Young federal and industry professionals working in a range of areas, including IT, human resources and financial management, have a new opportunity to come together to learn skills that may not be emphasized enough in government -- the ability to collaborate, network and develop as a professional.
The American Council for Technology and Industry Advisory Council recently launched the new Associates Program aimed at providing young professionals, specifically those at the GS 7-11 levels and their industry counterparts, with training to help them network and collaborate with their peers.
The new Associates Program is an addition to two other professional development programs run by ACT-IAC. The Voyagers Program is geared toward mid-level government and industry professionals, while the Partners Program aims to groom senior federal employees in GS-14 or GS-15 jobs with the leadership savvy necessary to excel in various areas, such as human capital, project management and business development.

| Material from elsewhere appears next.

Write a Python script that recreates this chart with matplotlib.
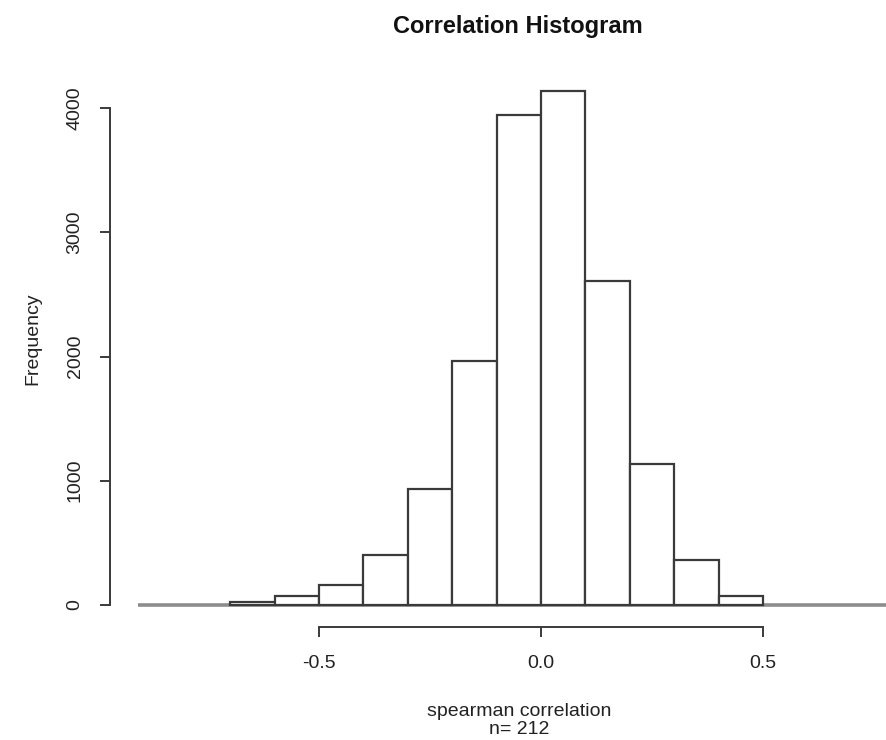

A report released in August by ACT-IAC found that there often is a disconnect between federal HR officials and information technology leaders over what measures are effective for bringing on the next generation of IT leaders. While federal HR leaders say they have succession plans in place, many agency IT operational managers have developed their own internal succession planning amid a perceived lack of HR support, according to the report.
Rory Schultz, chairman of the 2012 Partners Government program, said Friday that the three ACT-IAC development programs all work to help solve the challenges identified in the August report by ensuring that all agency counterparts -- from IT to HR -- are collaborating effectively.
More specifically, Schultz said he applied principles learned in the ACT-IAC programs in his IT job at the Food and Nutrition Service, where the agency decided to combine services and close some field offices. This meant that some employees went to teleworking full-time, he said. “The IT team worked closely with HR and logistics to ensure those employees could continue to do their job, and the programs helped me in that,” he said. “The Associates, Partners and Voyagers programs recruit from all other fields, so those in IT can see those other spheres and the coordination is there.”
Sherry Weir, chairwoman of the 2012 Partners Industry program, also stressed that the programs are not geared toward developing the best IT professional, but simply developing the best professional and helping participants realize that collaboration is key to success. “Agencies don’t always take advantage of opportunities for their professionals to understand different cultures,” she said. “We treat agencies as having a single culture, and young professionals don’t really understand that cross-collaboration unless they change jobs.”
The programs also represent an opportunity for government and industry professionals to gain knowledge of how the other group works, in part by developing pairing government and industry employees. Those partners work together on projects over the nine-month program, including spending time at the offices of their partner. “It allows participants to walk in the other guys’ shoes for nine months,” Weir said. “Rotational programs in the government are a little narrow. Here, participants are exposed to everyoffice, not just the CIO office.”
Both the Associates and Partners programs are accepting applications for the 2013 class, which will kick off in February and run through October. Applications are being accepted until Dec. 15.
“The way we present this program, particularly if you’re into novels, is that it’s like a fascinating book series that you can’t put down,” Schultz said. “We’ve now written the prequel with the associates program, so that when participants finish the program, they want to read the sequel through the Voyagers and Partners programs.”